--- START Record set ---

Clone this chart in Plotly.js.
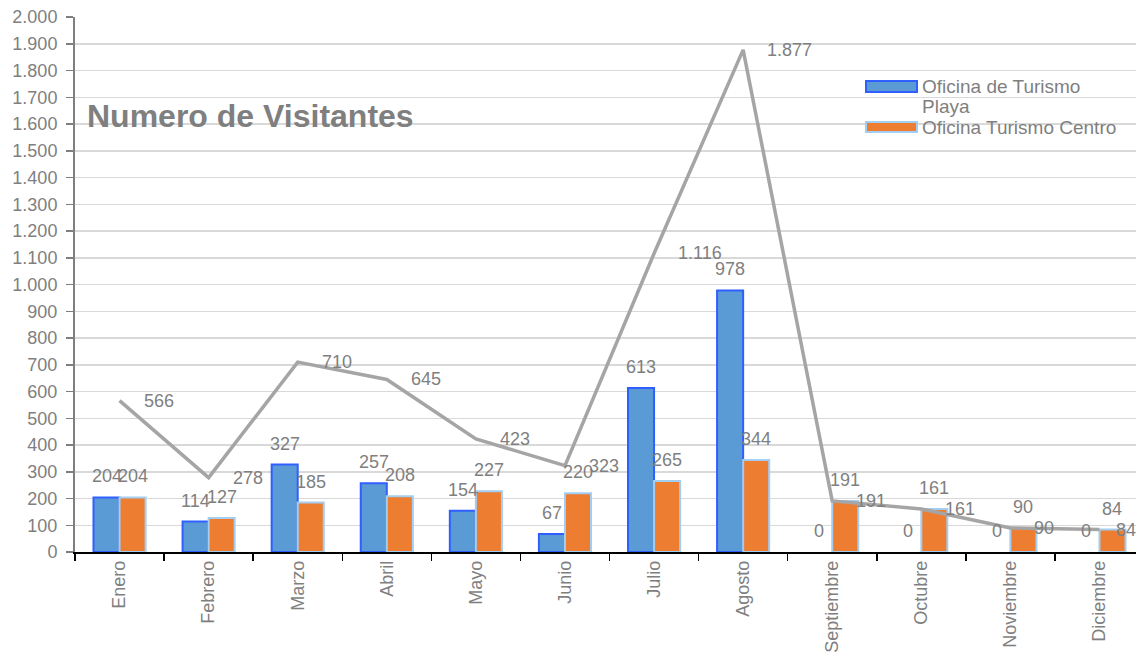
<!DOCTYPE html>
<html>
<head>
<meta charset="utf-8">
<script src="https://cdn.plot.ly/plotly-3.0.1.min.js"></script>
<style>html,body{margin:0;padding:0;background:#fff;}#chart{width:1136px;height:659px;}</style>
</head>
<body>
<div id="chart"></div>
<script>
const months = ["Enero","Febrero","Marzo","Abril","Mayo","Junio","Julio","Agosto","Septiembre","Octubre","Noviembre","Diciembre"];
const playa  = [204,114,327,257,154,67,613,978,0,0,0,0];
const centro = [204,127,185,208,227,220,265,344,191,161,90,84];
const total  = [566,278,710,645,423,323,1116,1877,191,161,90,84];
const seriesNames = ["Oficina de Turismo<br>Playa","Oficina Turismo Centro"];
const yTicks = [0,100,200,300,400,500,600,700,800,900,1000,1100,1200,1300,1400,1500,1600,1700,1800,1900,2000];

const gray = "#7f7f7f";
const fontFam = "Liberation Sans, Arial, sans-serif";
const blueFill = "#5b9bd5", blueLine = "#2f5fff";
const orangeFill = "#ed7d31", orangeLine = "#a4cdf2";

const traces = [
  {type:"bar", name:seriesNames[0], x:months, y:playa, showlegend:false,
   marker:{color:blueFill, line:{color:blueLine, width:playa.map(v=>v===0?0:2)}}},
  {type:"bar", name:seriesNames[1], x:months, y:centro, showlegend:false,
   marker:{color:orangeFill, line:{color:orangeLine, width:centro.map(v=>v===0?0:2)}}},
  {type:"scatter", mode:"lines", name:"Total", x:months, y:total, showlegend:false,
   line:{color:"#a5a5a5", width:3.5}}
];

function sep(v){ return String(v).replace(/\B(?=(\d{3})+(?!\d))/g, "."); }

const lblFont = {size:18,color:gray,family:fontFam};
const annotations = [];
months.forEach((m,i)=>{
  annotations.push({x:m, y:playa[i], text:sep(playa[i]), showarrow:false, xshift:-13, yshift:9, yanchor:"bottom", font:lblFont});
  annotations.push({x:m, y:centro[i], text:sep(centro[i]), showarrow:false, xshift:13, yshift:9, yanchor:"bottom", font:lblFont});
  annotations.push({x:m, y:total[i], text:sep(total[i]), showarrow:false, xshift:(i===months.length-1?15:22), xanchor:"left", yanchor:"middle", font:lblFont});
});
annotations.push({xref:"paper", yref:"paper", x:0.009, y:0.815, xanchor:"left", yanchor:"middle",
  text:"<b>Numero de Visitantes</b>", showarrow:false, font:{size:32, color:gray, family:fontFam}});

// legend (drawn manually to match wide swatches and tight line spacing)
const legFont = {size:19,color:gray,family:fontFam};
const px = v => (v-75)/1061;          // pixel x -> paper
const py = v => (552-v)/535;          // pixel y -> paper
const legLines = [...seriesNames[0].split("<br>"), seriesNames[1]];
const legY = [86, 106, 127];
legLines.forEach((t,k)=>{
  annotations.push({xref:"paper", yref:"paper", x:px(920), y:py(legY[k]), xanchor:"left", yanchor:"middle", align:"left",
    text:t, showarrow:false, font:legFont});
});
const shapes = [
  {type:"rect", xref:"paper", yref:"paper", x0:px(866), x1:px(917), y0:py(92), y1:py(81),
   fillcolor:blueFill, line:{color:blueLine, width:2}},
  {type:"rect", xref:"paper", yref:"paper", x0:px(866), x1:px(917), y0:py(132), y1:py(122),
   fillcolor:orangeFill, line:{color:orangeLine, width:2}}
];

const layout = {
  width:1136, height:659,
  margin:{l:75, r:0, t:17, b:107},
  paper_bgcolor:"#fff", plot_bgcolor:"#fff",
  separators:",.",
  showlegend:false,
  barmode:"group", bargap:0.415, bargroupgap:0,
  font:{family:fontFam, size:18, color:gray},
  xaxis:{type:"category", range:[-0.5, 11.41], showgrid:false,
    showline:true, linecolor:"#000", linewidth:1.5,
    ticks:"outside", tickson:"boundaries", ticklen:7, tickcolor:"#000", tickwidth:1.5,
    tickangle:-90, tickfont:{size:18,color:gray}},
  yaxis:{range:[0,2000], tickvals:yTicks, tickformat:",d", showgrid:true, gridcolor:"#d9d9d9", gridwidth:1.5,
    showline:true, linecolor:"#7f7f7f", linewidth:2, zeroline:false,
    ticks:"outside", ticklen:7, tickcolor:"#7f7f7f", tickwidth:1.5,
    ticklabelstandoff:5, tickfont:{size:18,color:gray}},
  annotations:annotations,
  shapes:shapes
};

Plotly.newPlot("chart", traces, layout, {displayModeBar:false, staticPlot:true});
</script>
</body>
</html>
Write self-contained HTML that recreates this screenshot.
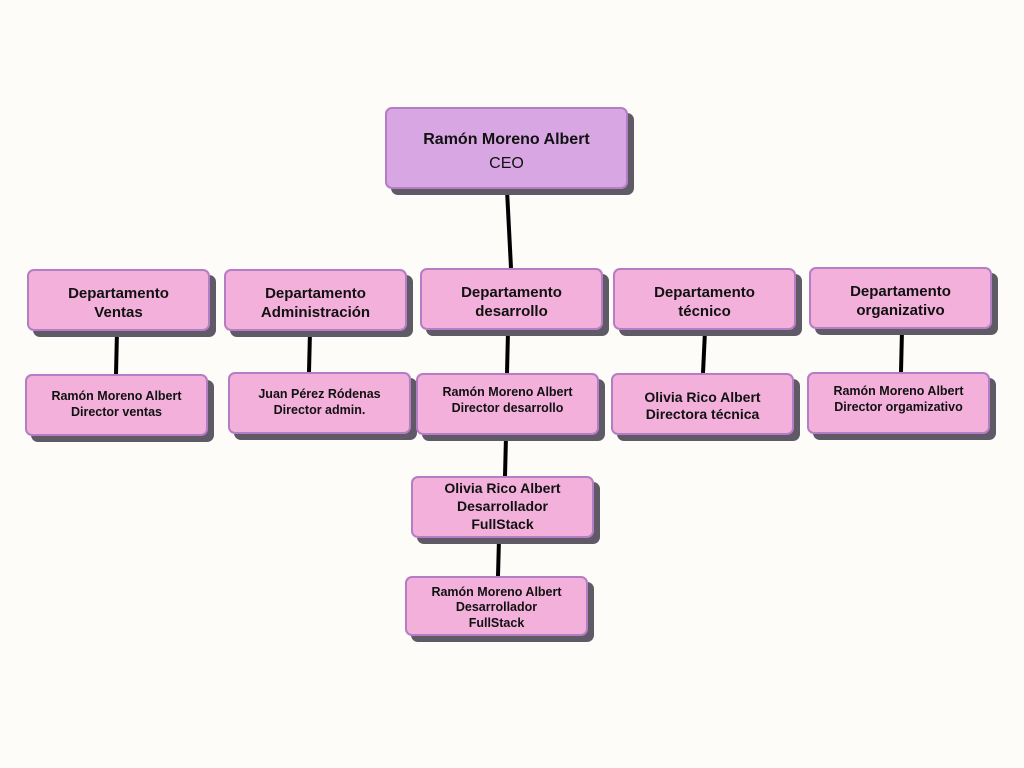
<!DOCTYPE html>
<html><head><meta charset="utf-8"><style>
body{margin:0;width:1024px;height:768px;background:#fdfcf8;position:relative;overflow:hidden;font-family:"Liberation Sans",sans-serif;}
.b{position:absolute;box-sizing:border-box;background:#f2b0da;border:2px solid #b47ec4;border-radius:7px;box-shadow:6px 6px 0 #5f5a66;display:flex;align-items:center;justify-content:center;text-align:center;font-weight:bold;color:#111;line-height:1.25;}
.d{font-size:15px;padding-top:7px;}
.s{font-size:12.5px;}
svg{position:absolute;left:0;top:0;}
</style></head><body>
<svg width="1024" height="768"><g stroke="#000" stroke-width="4">
<line x1="507" y1="190" x2="511" y2="268"/>
<line x1="117" y1="331" x2="116" y2="374"/>
<line x1="310" y1="331" x2="309" y2="372"/>
<line x1="508" y1="331" x2="507" y2="373"/>
<line x1="705" y1="331" x2="703" y2="373"/>
<line x1="902" y1="330" x2="901" y2="372"/>
<line x1="506" y1="436" x2="505" y2="476"/>
<line x1="499" y1="538" x2="498" y2="576"/>
</g></svg>
<div class="b" style="left:385px;top:107px;width:243px;height:82px;background:#d8a6e2;font-size:16px;flex-direction:column;padding-top:7px;"><div>Ramón Moreno Albert</div><div style="font-weight:normal;margin-top:4px;">CEO</div></div>
<div class="b d" style="left:27px;top:269px;width:183px;height:62px;">Departamento<br>Ventas</div>
<div class="b d" style="left:224px;top:269px;width:183px;height:62px;">Departamento<br>Administración</div>
<div class="b d" style="left:420px;top:268px;width:183px;height:62px;">Departamento<br>desarrollo</div>
<div class="b d" style="left:613px;top:268px;width:183px;height:62px;">Departamento<br>técnico</div>
<div class="b d" style="left:809px;top:267px;width:183px;height:62px;">Departamento<br>organizativo</div>
<div class="b s" style="left:25px;top:374px;width:183px;height:62px;">Ramón Moreno Albert<br>Director ventas</div>
<div class="b s" style="left:228px;top:372px;width:183px;height:62px;">Juan Pérez Ródenas<br>Director admin.</div>
<div class="b s" style="left:416px;top:373px;width:183px;height:62px;padding-bottom:6px;">Ramón Moreno Albert<br>Director desarrollo</div>
<div class="b" style="left:611px;top:373px;width:183px;height:62px;font-size:14px;padding-top:4px;">Olivia Rico Albert<br>Directora técnica</div>
<div class="b s" style="left:807px;top:372px;width:183px;height:62px;padding-bottom:6px;">Ramón Moreno Albert<br>Director orgamizativo</div>
<div class="b" style="left:411px;top:476px;width:183px;height:62px;font-size:14px;line-height:1.28;">Olivia Rico Albert<br>Desarrollador<br>FullStack</div>
<div class="b s" style="left:405px;top:576px;width:183px;height:60px;padding-top:4px;">Ramón Moreno Albert<br>Desarrollador<br>FullStack</div>
</body></html>
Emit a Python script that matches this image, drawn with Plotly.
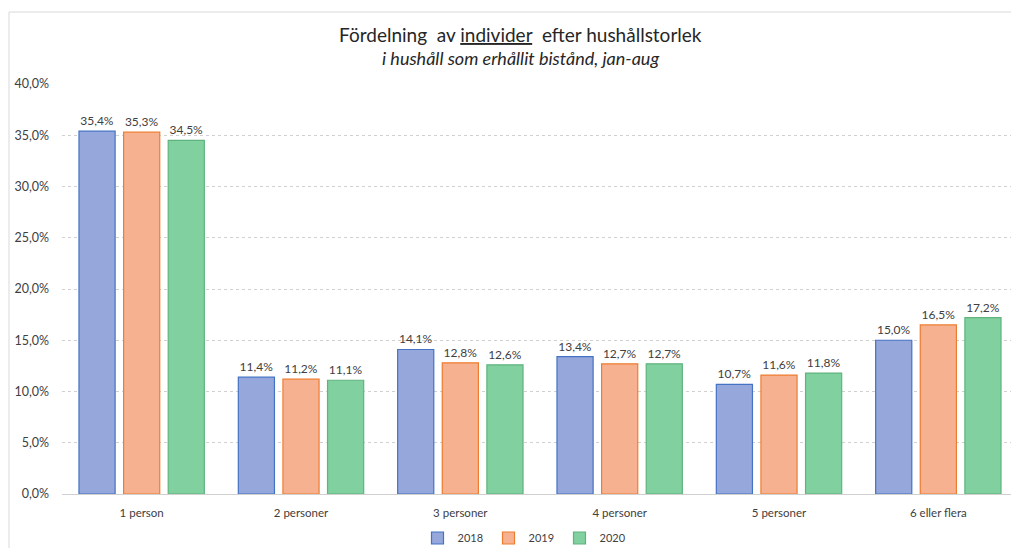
import plotly.graph_objects as go

categories = ["1 person", "2 personer", "3 personer", "4 personer", "5 personer", "6 eller flera"]
years = ["2018", "2019", "2020"]
v2018 = [0.354, 0.114, 0.141, 0.134, 0.107, 0.150]
v2019 = [0.353, 0.112, 0.128, 0.127, 0.116, 0.165]
v2020 = [0.345, 0.111, 0.126, 0.127, 0.118, 0.172]
y_ticks = [0, 0.05, 0.10, 0.15, 0.20, 0.25, 0.30, 0.35, 0.40]

series = [v2018, v2019, v2020]
fills = ["#95a7db", "#f6b290", "#81d09f"]
lines = ["#4472c4", "#ed7d31", "#5fb47e"]

FONT = "Lato, Open Sans, sans-serif"

# page has an 8px body margin: figure coordinates = reference coordinates - 8
OFF = 8
PL, PR, PT, PB = 62 - OFF, 1018 - OFF, 84 - OFF, 494 - OFF
W, H = 1019 - OFF, 548 - OFF
PW, PH = PR - PL, PB - PT


def px(x):
    return (x - OFF - PL) / PW


def py(y):
    return (PB - (y - OFF)) / PH


fig = go.Figure()
for name, vals, fc, lc in zip(years, series, fills, lines):
    fig.add_trace(go.Bar(
        name=name, x=categories, y=vals,
        marker=dict(color=fc, line=dict(color=lc, width=1.2)),
        texttemplate="%{y:.1%}", textposition="outside",
        textfont=dict(size=12, color="#404040", family=FONT),
        cliponaxis=False,
    ))

fig.update_layout(
    width=W, height=H,
    margin=dict(l=PL, r=W - PR, t=PT, b=H - PB, autoexpand=False),
    paper_bgcolor="white", plot_bgcolor="white",
    separators=", ",
    barmode="group", bargap=0.16, bargroupgap=0.19,
    font=dict(family=FONT, color="#404040", size=11),
    showlegend=True,
    legend=dict(orientation="h", x=px(524), xanchor="center",
                y=py(538), yanchor="middle",
                font=dict(size=11, color="#404040"), itemwidth=30,
                entrywidth=26, traceorder="normal"),
    yaxis=dict(range=[0, 0.4], tickvals=y_ticks, tickformat=".1%",
               showgrid=True, gridcolor="#d0d0d0", griddash="dot", gridwidth=1,
               zeroline=False, showline=False, ticks="", ticklabelstandoff=12,
               tickfont=dict(size=12.5, color="#404040")),
    xaxis=dict(showgrid=False, showline=True, linecolor="#d0d0d0", linewidth=1,
               ticks="", ticklabelstandoff=8, tickfont=dict(size=11.5, color="#404040")),
    annotations=[
        dict(text="Fördelning  av <u>individer</u>  efter hushållstorlek", xref="paper", yref="paper",
             x=px(520), y=py(35), xanchor="center", yanchor="middle", showarrow=False,
             font=dict(size=19, color="#262626", family=FONT)),
        dict(text="<i>i hushåll som erhållit bistånd, jan-aug</i>", xref="paper", yref="paper",
             x=px(520), y=py(58), xanchor="center", yanchor="middle", showarrow=False,
             font=dict(size=18, color="#262626", family=FONT)),
    ],
    shapes=[
        dict(type="rect", xref="paper", yref="paper",
             x0=px(9), x1=px(1040), y0=py(560), y1=py(12),
             line=dict(color="#d9d9d9", width=1), layer="below"),
    ],
)

fig.write_html("out.html")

--- END Record set ---

▸ **Stated task**:
Find out how many lines in the listing contain the string "that". Give the number alone.

▸ **Output below**:
2